* _Information supplied_
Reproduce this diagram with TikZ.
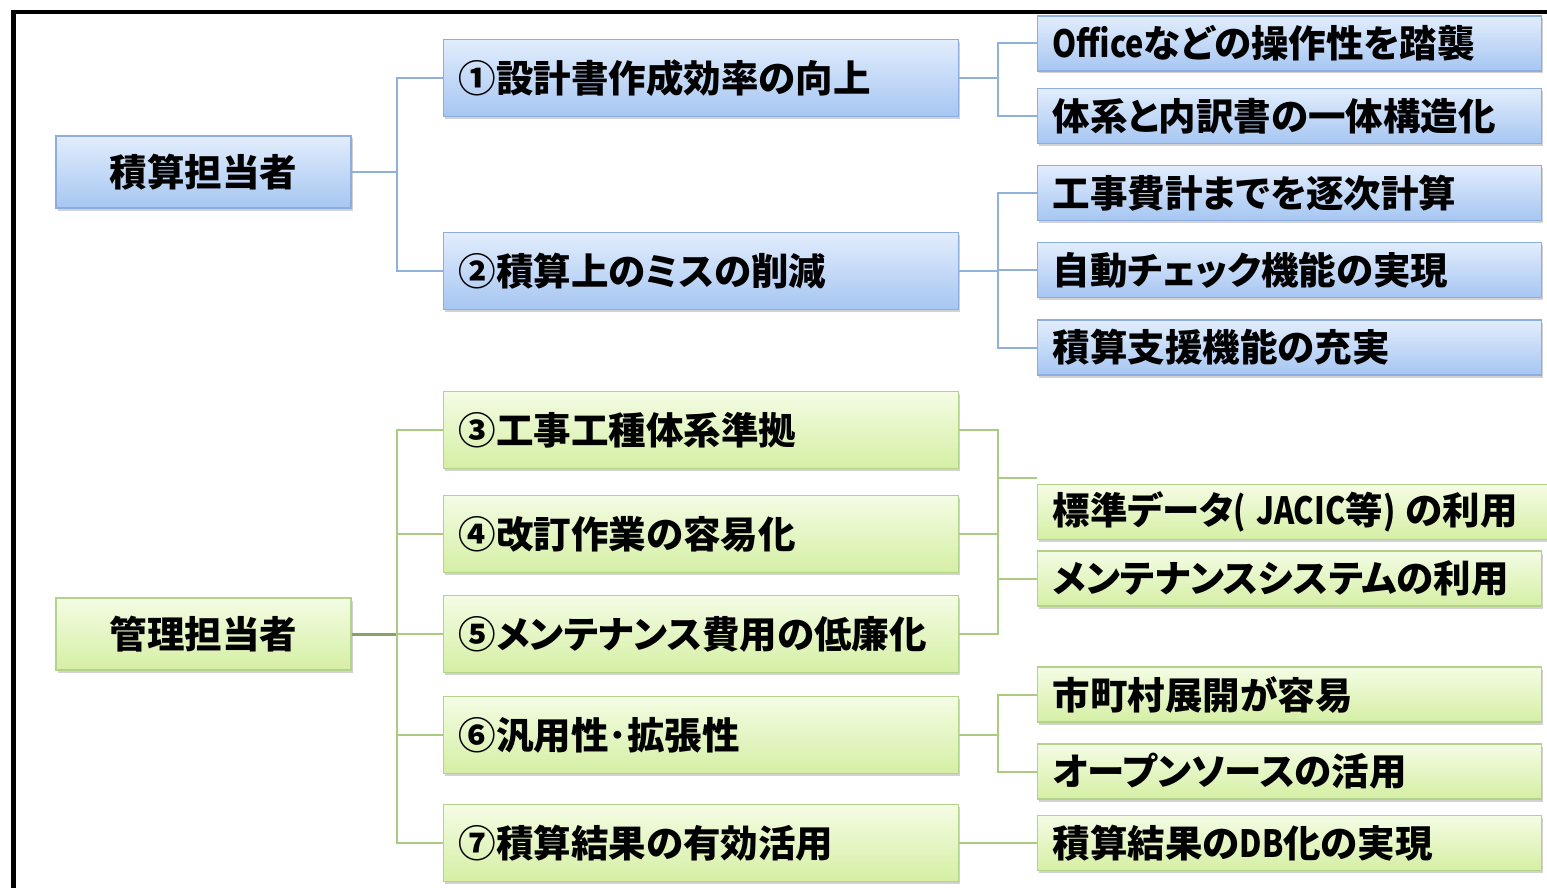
\documentclass[tikz,border=0pt]{standalone}
\usepackage{fontspec}
\usepackage{graphicx}
\setmainfont{Noto Sans CJK JP}[RawFeature=+palt]
\usetikzlibrary{shadows}
\newcommand{\narrowlat}[1]{\scalebox{0.82}[1]{#1}}
\definecolor{btop}{HTML}{E2EDFC}
\definecolor{bbot}{HTML}{A6C6F2}
\definecolor{bdraw}{HTML}{8CADDD}
\definecolor{gtop}{HTML}{F4FCE4}
\definecolor{gbot}{HTML}{D5EFA4}
\definecolor{gdraw}{HTML}{B4D38A}
\definecolor{bline}{HTML}{8FB1DA}
\definecolor{gline}{HTML}{ABCB82}
\tikzset{
  box/.style={rectangle, line width=1.2pt, font=\fontsize{37.5}{40}\selectfont\bfseries,
    drop shadow={shadow xshift=1.5pt, shadow yshift=-2.5pt, opacity=0.35}},
  bluebox/.style={box, draw=bdraw, top color=btop, bottom color=bbot},
  greenbox/.style={box, draw=gdraw, top color=gtop, bottom color=gbot},
  rootbox/.style={minimum width=295pt, minimum height=72pt, inner sep=0pt},
  midbox/.style={anchor=west, inner xsep=15pt, inner ysep=0pt, text width=485pt, align=left, minimum height=77pt},
  leafbox/.style={anchor=west, inner xsep=15pt, inner ysep=0pt, text width=474pt, align=left, minimum height=55pt},
  bconn/.style={draw=bline, line width=2pt},
  gconn/.style={draw=gline, line width=2pt},
}
\begin{document}
\begin{tikzpicture}[x=1pt, y=-1pt]
\useasboundingbox (0,0) rectangle (1547,888);
\fill[white] (0,0) rectangle (1547,888);
% frame
\draw[line width=4.5pt] (13.5,888) -- (13.5,12) -- (1547,12);

\coordinate (v1) at (397,0);
\coordinate (v2) at (998,0);

% roots
\node[bluebox, rootbox] (r1) at (203.5,172) {積算担当者};
\node[greenbox, rootbox] (r2) at (203.5,634) {管理担当者};

% level 2
\node[bluebox, midbox] (a1) at (443,78) {①設計書作成効率の向上};
\node[bluebox, midbox] (a2) at (443,271) {②積算上のミスの削減};
\node[greenbox, midbox] (a3) at (443,430) {③工事工種体系準拠};
\node[greenbox, midbox] (a4) at (443,534) {④改訂作業の容易化};
\node[greenbox, midbox] (a5) at (443,634) {⑤メンテナンス費用の低廉化};
\node[greenbox, midbox] (a6) at (443,735) {⑥汎用性･拡張性};
\node[greenbox, midbox] (a7) at (443,843) {⑦積算結果の有効活用};

% level 3
\node[bluebox, leafbox] (s1) at (1037,43.5) {\narrowlat{Office}などの操作性を踏襲};
\node[bluebox, leafbox] (s2) at (1037,116) {体系と内訳書の一体構造化};
\node[bluebox, leafbox] (s3) at (1037,193) {工事費計までを逐次計算};
\node[bluebox, leafbox] (s4) at (1037,270) {自動チェック機能の実現};
\node[bluebox, leafbox] (s5) at (1037,347.5) {積算支援機能の充実};
\node[greenbox, leafbox, text width=481pt] (s6) at (1037,512) {\mbox{標準データ\narrowlat{(~JACIC}等\narrowlat{)~}の利用}};
\node[greenbox, leafbox] (s7) at (1037,578.5) {メンテナンスシステムの利用};
\node[greenbox, leafbox] (s8) at (1037,694.5) {市町村展開が容易};
\node[greenbox, leafbox] (s9) at (1037,771.5) {オープンソースの活用};
\node[greenbox, leafbox] (s10) at (1037,843) {積算結果の\narrowlat{DB}化の実現};

% connectors, blue
\path[bconn] (r1.east) -- (r1.east -| v1);
\path[bconn] (a1.west) -- (a1.west -| v1) -- (a2.west -| v1) -- (a2.west);
\path[bconn] (a1.east) -- (a1.east -| v2);
\path[bconn] (s1.west) -- (s1.west -| v2) -- (s2.west -| v2) -- (s2.west);
\path[bconn] (a2.east) -- (a2.east -| v2);
\path[bconn] (s3.west) -- (s3.west -| v2) -- (s5.west -| v2) -- (s5.west);
\path[bconn] (s4.west) -- (s4.west -| v2);
% connectors, green
\path[gconn, line width=3pt, draw=gline!80!black] (r2.east) -- (r2.east -| v1);
\path[gconn] (a3.west) -- (a3.west -| v1) -- (a7.west -| v1) -- (a7.west);
\path[gconn] (a4.west) -- (a4.west -| v1);
\path[gconn] (a5.west) -- (a5.west -| v1);
\path[gconn] (a6.west) -- (a6.west -| v1);
\path[gconn] (a3.east) -- (a3.east -| v2) -- (a5.east -| v2) -- (a5.east);
\path[gconn] (a4.east) -- (a4.east -| v2);
\path[gconn] (a3.east -| v2) |- ([yshift=6pt]s6.north west);
\path[gconn] (a3.east -| v2) |- (s7.west);
\path[gconn] (a6.east) -- (a6.east -| v2);
\path[gconn] (s8.west) -- (s8.west -| v2) -- (s9.west -| v2) -- (s9.west);
\path[gconn] (a7.east) -- (s10.west);
\end{tikzpicture}
\end{document}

* _The exercise_
Leave out any pictures and return exactly the lines from the beginning of the data through the line with "midbox] (a7) at", inclusive.

* _Complete output_
Reproduce this diagram with TikZ.
\documentclass[tikz,border=0pt]{standalone}
\usepackage{fontspec}
\usepackage{graphicx}
\setmainfont{Noto Sans CJK JP}[RawFeature=+palt]
\usetikzlibrary{shadows}
\newcommand{\narrowlat}[1]{\scalebox{0.82}[1]{#1}}
\definecolor{btop}{HTML}{E2EDFC}
\definecolor{bbot}{HTML}{A6C6F2}
\definecolor{bdraw}{HTML}{8CADDD}
\definecolor{gtop}{HTML}{F4FCE4}
\definecolor{gbot}{HTML}{D5EFA4}
\definecolor{gdraw}{HTML}{B4D38A}
\definecolor{bline}{HTML}{8FB1DA}
\definecolor{gline}{HTML}{ABCB82}
\tikzset{
  box/.style={rectangle, line width=1.2pt, font=\fontsize{37.5}{40}\selectfont\bfseries,
    drop shadow={shadow xshift=1.5pt, shadow yshift=-2.5pt, opacity=0.35}},
  bluebox/.style={box, draw=bdraw, top color=btop, bottom color=bbot},
  greenbox/.style={box, draw=gdraw, top color=gtop, bottom color=gbot},
  rootbox/.style={minimum width=295pt, minimum height=72pt, inner sep=0pt},
  midbox/.style={anchor=west, inner xsep=15pt, inner ysep=0pt, text width=485pt, align=left, minimum height=77pt},
  leafbox/.style={anchor=west, inner xsep=15pt, inner ysep=0pt, text width=474pt, align=left, minimum height=55pt},
  bconn/.style={draw=bline, line width=2pt},
  gconn/.style={draw=gline, line width=2pt},
}
\begin{document}
\begin{tikzpicture}[x=1pt, y=-1pt]
\useasboundingbox (0,0) rectangle (1547,888);
\fill[white] (0,0) rectangle (1547,888);
% frame
\draw[line width=4.5pt] (13.5,888) -- (13.5,12) -- (1547,12);

\coordinate (v1) at (397,0);
\coordinate (v2) at (998,0);

% roots
\node[bluebox, rootbox] (r1) at (203.5,172) {積算担当者};
\node[greenbox, rootbox] (r2) at (203.5,634) {管理担当者};

% level 2
\node[bluebox, midbox] (a1) at (443,78) {①設計書作成効率の向上};
\node[bluebox, midbox] (a2) at (443,271) {②積算上のミスの削減};
\node[greenbox, midbox] (a3) at (443,430) {③工事工種体系準拠};
\node[greenbox, midbox] (a4) at (443,534) {④改訂作業の容易化};
\node[greenbox, midbox] (a5) at (443,634) {⑤メンテナンス費用の低廉化};
\node[greenbox, midbox] (a6) at (443,735) {⑥汎用性･拡張性};
\node[greenbox, midbox] (a7) at (443,843) {⑦積算結果の有効活用};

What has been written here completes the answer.